During his extensive world travels over several decades, Lee met (and even befriended) some of the Hollywood actresses whom he had idolised as a child, including Judy Garland, Marlene Dietrich, Bette Davis and Katherine Grayson. Not all of them, he freely admitted, lived up to his expectations. Dorothy Lamour became a close friend after the two performed together in the United States, and she later agreed to write the foreword for Lee's proposed autobiography.

===Later career in Australia===
In 1967, Lee appeared at Melbourne's Lido Theatre Restaurant in a limited-season revue entitled Hello Australia. The show was billed as "the most spectacular revue in Australian theatre restaurant history", with Lee himself billed as the "controversial impressionist and singing personality from the famous Carousel Nightspot in Paris". From the early 1970s, Lee mostly performed in his native Sydney, appearing in cabaret, pantomimes and stage shows. In one notable instance, he "created a precedent on the Australian stage by playing Bette Davis as Margo Channing in the stage play All about Eve. In 1975, he was given his own one-hour television special, titled Hello Hollywood, in which he appeared with stage actress Gloria Dawn and pop vocalist Normie Rowe. He went on to perform a one-man show in the guise of actress Margaret Rutherford, in which he sang two original songs, "I like gin" and "The Tumbarumba Rhumba", that he composed himself. During the 1980s, Lee made several well-received appearances at the Bondi Pavilion Theatre, playing the female matriarchs in Noël Coward's Blithe Spirit and Oscar Wilde's The Importance of Being Earnest. His performance as Lady Bracknell in the latter play (in which he was billed as "the world famous Mr Tracey Lee") was lauded in the press as "a brilliant portrayal", in which the actor "creates one memorable moment after another".

==Retirement and death==
By the late 1980s, Lee had retired from performing and spent much of his time working for AIDS-related charities in Sydney. In April 1989, some of Lee's movie memorabilia collection was offered as part of the Hooray for Hollywood auction in Melbourne. The auction generated interest from around the world, with actor Roddy McDowall reportedly bidding for Lee's Bette Davis scrapbooks.

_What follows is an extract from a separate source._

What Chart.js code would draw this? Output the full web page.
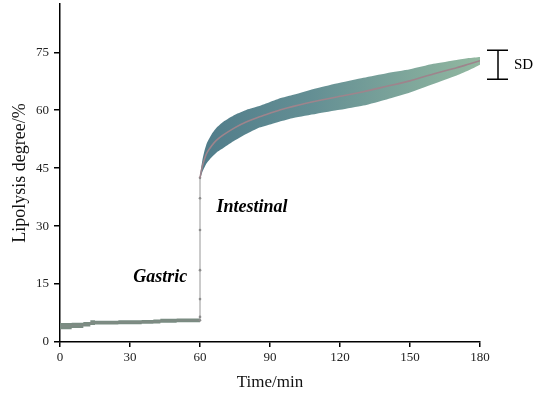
<!DOCTYPE html>
<html>
<head>
<meta charset="utf-8">
<script src="https://cdn.jsdelivr.net/npm/chart.js@4.4.1/dist/chart.umd.min.js"></script>
<style>
html,body{margin:0;padding:0;background:#fff;}
canvas{display:block;}
</style>
</head>
<body>
<canvas id="c" width="540" height="399"></canvas>
<script>
// ---- data ----
const gastricTime = [0, 5, 10, 13, 15, 20, 25, 30, 35, 40, 43, 45, 50, 55, 60];
const gastricMean = [4.1, 4.3, 4.6, 5.0, 5.0, 5.0, 5.1, 5.1, 5.2, 5.3, 5.5, 5.5, 5.6, 5.6, 5.6];
const gastricSD   = [0.8, 0.7, 0.6, 0.6, 0.5, 0.5, 0.5, 0.5, 0.5, 0.5, 0.5, 0.5, 0.5, 0.5, 0.5];

const jumpTime = [60, 60, 60, 60, 60, 60, 60];
const jumpValue = [5.6, 6.5, 11.1, 18.6, 29.0, 37.2, 42.5];

const intestTime = [60, 61, 62, 63, 65, 67, 70, 75, 80, 85, 90, 95, 100, 110, 120, 130, 140, 150, 160, 170, 175, 180];
const intestMean = [42.5, 45.5, 47.5, 49.0, 50.8, 52.2, 53.6, 55.5, 57.0, 58.2, 59.2, 60.2, 61.0, 62.4, 63.6, 64.8, 66.2, 67.6, 69.4, 71.0, 71.9, 72.8];
const intestSD   = [0.5, 1.5, 2.2, 2.6, 3.0, 3.2, 3.4, 3.3, 3.1, 2.8, 2.9, 3.0, 3.0, 3.3, 3.5, 3.6, 3.4, 3.0, 2.6, 2.0, 1.6, 1.0];

const xTicks = [0, 30, 60, 90, 120, 150, 180];
const yTicks = [0, 15, 30, 45, 60, 75];

const phaseLabels = [
  {text: 'Gastric', x: 43, y: 16.8},
  {text: 'Intestinal', x: 82.3, y: 34.9}
];
const sdKey = {label: 'SD', low: 68, high: 75.5};

// ---- build ----
const pts = (t, v) => t.map((x, i) => ({x: x, y: v[i]}));
const gUp = pts(gastricTime, gastricMean.map((m, i) => m + gastricSD[i]));
const gLo = pts(gastricTime, gastricMean.map((m, i) => m - gastricSD[i]));
const iUp = pts(intestTime, intestMean.map((m, i) => m + intestSD[i]));
const iLo = pts(intestTime, intestMean.map((m, i) => m - intestSD[i]));

function bandGradient(ctx) {
  const chart = ctx.chart;
  const area = chart.chartArea;
  if (!area) return 'rgba(90,135,140,1)';
  const xs = chart.scales.x;
  const g = chart.ctx.createLinearGradient(xs.getPixelForValue(60), 0, area.right, 0);
  g.addColorStop(0, 'rgb(80,124,138)');
  g.addColorStop(0.4, 'rgb(100,143,148)');
  g.addColorStop(1, 'rgb(146,184,160)');
  return g;
}

const annot = {
  id: 'annot',
  afterDatasetsDraw(chart) {
    const c = chart.ctx, xs = chart.scales.x, ys = chart.scales.y, area = chart.chartArea;
    c.save();
    c.fillStyle = '#000';
    c.font = 'italic bold 18px "Liberation Serif"';
    c.textAlign = 'center';
    c.textBaseline = 'middle';
    phaseLabels.forEach(l => c.fillText(l.text, xs.getPixelForValue(l.x), ys.getPixelForValue(l.y)));
    // SD key
    const kx = area.right + 18;
    const y1 = ys.getPixelForValue(sdKey.high), y2 = ys.getPixelForValue(sdKey.low);
    c.strokeStyle = '#000';
    c.lineWidth = 1.5;
    c.beginPath();
    c.moveTo(kx, y1); c.lineTo(kx, y2);
    c.moveTo(kx - 11, y1); c.lineTo(kx + 10, y1);
    c.moveTo(kx - 11, y2); c.lineTo(kx + 10, y2);
    c.stroke();
    c.font = '15px "Liberation Serif"';
    c.textAlign = 'left';
    c.fillText(sdKey.label, kx + 16, (y1 + y2) / 2);
    c.restore();
  }
};

new Chart(document.getElementById('c'), {
  type: 'line',
  data: {
    datasets: [
      {order: 3, data: iUp, borderWidth: 0, pointRadius: 0, fill: '+1', backgroundColor: bandGradient, borderColor: 'rgba(0,0,0,0)', tension: 0.2},
      {order: 3, data: iLo, borderWidth: 0, pointRadius: 0, fill: false, borderColor: 'rgba(0,0,0,0)', tension: 0.2},
      {order: 3, data: gUp, borderWidth: 0, pointRadius: 0, fill: '+1', backgroundColor: 'rgb(122,140,130)', borderColor: 'rgba(0,0,0,0)', stepped: true},
      {order: 3, data: gLo, borderWidth: 0, pointRadius: 0, fill: false, borderColor: 'rgba(0,0,0,0)', stepped: true},
      {order: 1, data: pts(jumpTime, jumpValue), borderWidth: 1, borderColor: 'rgb(150,150,150)', pointRadius: 1.3, pointBackgroundColor: 'rgb(140,140,140)', pointBorderWidth: 0, fill: false},
      {order: 1, data: pts(gastricTime, gastricMean), borderWidth: 1.2, borderColor: 'rgb(128,138,132)', pointRadius: 0, fill: false, stepped: true},
      {order: 0, data: pts(intestTime, intestMean), borderWidth: 1.6, borderColor: 'rgb(158,132,140)', pointRadius: 0, fill: false, tension: 0.2}
    ]
  },
  options: {
    responsive: false,
    animation: false,
    layout: {padding: {left: 0, right: 60, top: 4, bottom: 0}},
    plugins: {legend: {display: false}, tooltip: {enabled: false}},
    scales: {
      x: {
        type: 'linear', min: 0, max: 180,
        afterBuildTicks: s => { s.ticks = xTicks.map(v => ({value: v})); },
        afterFit: s => { s.height = 57; },
        grid: {drawOnChartArea: false, drawTicks: true, tickLength: 5, color: '#000', lineWidth: 1.5},
        border: {color: '#000', width: 1.5},
        ticks: {color: '#222', font: {family: 'Liberation Serif', size: 13}, padding: 3, maxRotation: 0},
        title: {display: true, text: 'Time/min', color: '#111', font: {family: 'Liberation Serif', size: 17}, padding: {top: 4, bottom: 6}}
      },
      y: {
        type: 'linear', min: 0, max: 87.5,
        afterBuildTicks: s => { s.ticks = yTicks.map(v => ({value: v})); },
        afterFit: s => { s.width = 60; s.paddingTop = 0; s.paddingBottom = 0; },
        grid: {drawOnChartArea: false, drawTicks: true, tickLength: 6, color: '#000', lineWidth: 1.5},
        border: {color: '#000', width: 1.5},
        ticks: {color: '#222', font: {family: 'Liberation Serif', size: 13, lineHeight: 0.5}, padding: 5},
        title: {display: true, text: 'Lipolysis degree/%', color: '#111', font: {family: 'Liberation Serif', size: 18}, padding: {top: 9, bottom: 0}}
      }
    }
  },
  plugins: [annot]
});
</script>
</body>
</html>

Tracey Lee died almost a year later, on 8 April 1990. A brief newspaper notice stated that he was survived by six of his seven siblings and was "loved uncle to their families and beloved of his many friends". Lee's funeral took place at the Northern Suburbs Crematorium on 12 April.

The renowned Australian entertainer died from AIDS-related complications in 1990.

==Repertoire==
Tracey Lee performed impersonations of:
- Clara Bow
- Bette Davis
- Marlene Dietrich
- Eartha Kitt
- Margaret Rutherford
- Cecilia Sisson (silent film star with a speech impediment, also impersonated by Carol Channing)

==Appearances==

===Stage===
- Hello Australia (Lido Theatre Restaurant, 1967) - ensemble revue
- The Spice of Life (Doncaster Theatre Restaurant, 1970) - revue, with Gloria Dawn and Johnny Ladd
- Three's Company (Manly Music Loft, 1973) - revue, with Gloria Dawn and John Begg
- All about Eve (St James Playhouse, 1973) - as Margo Channing
- Cellar Folk (Journey's End Wine bar, 1976) - cabaret
- Cinderella (St James Playhouse, 1977–78) - as Ugly Stepsister
- An Evening with Margaret Rutherford (Playhouse Theatre, 1979) - one-man show
- Duke's Place: A Tribute to John Wayne (Coogee Comedy Theatre Restaurant, 1979)
- Blithe Spirit (Bondi Pavilion Theatre, 1980) - as Madame Arcati
- Pool's Paradise (Bondi Pavilion Theatre, 1981) - as The Bishop of Lax
- The Importance of Being Ernest (Bondi Pavilion Theatre, 1986) - as Lady Bracknell

===Film===
- The Set (1970) - as Theo
- Demolition (1978) - as Drag Queen

===Television===
- This Day Tonight (1973) - guest appearance as Bette Davis
- The Bert Newton Show (1973) - guest appearance as Margaret Rutherford
- Hello Hollywood (1975) - TV special, with Gloria Dawn and Normie Rowe
- Chopper Squad (1978) - as "Patches"
- Show Biz (1979) - interviewed by movie critic Bill Collins

==Legacy==
In October 1972, it was reported that Lee was working on an autobiography, to be titled From Under My Wig. At the time, it was stated that several American publishers had "already shown great interest in it" and, furthermore, that one unnamed impresario had expressed interest in adapting the book as a feature film. Early the following year, it was announced that the book (now titled simply Under My Wig) would be published by the Sydney-based Angus & Robertson in October 1973. However, neither the book, nor the proposed film adaptation, ever appeared.

In later years, Lee donated memorabilia associated with his professional life, including photographs, scrapbooks and recordings of his performances, to the Dennis Wolanski Library of the Performing Arts at the Sydney Opera House. In 1997, this collection was transferred to the State Library of New South Wales in Sydney. These papers include the typescript of Lee's unpublished autobiography, under the title "I dared to be different".

A collection of photographs, newspaper clippings and programs on Lee is held by the Australian Queer Archives.

A small collection of theatre programmes and related ephemera from Lee's career is also held by the National Library of Australia at Canberra.

Queensland-based artist Libby Woodhams, who knew Lee when she worked in Sydney in the late 1980s, paid homage to him with a piece of artwork titled Four places and only one chair. Described as "a tribute to Tracy Lee, a drag queen, who did so much for the gay community", the artwork was inspired by a visit to Lee's "sparsely furnished house where, in the dining room, was a table exquisitely laid for four with lace tablecloth, glasses and cutlery - and only one chair".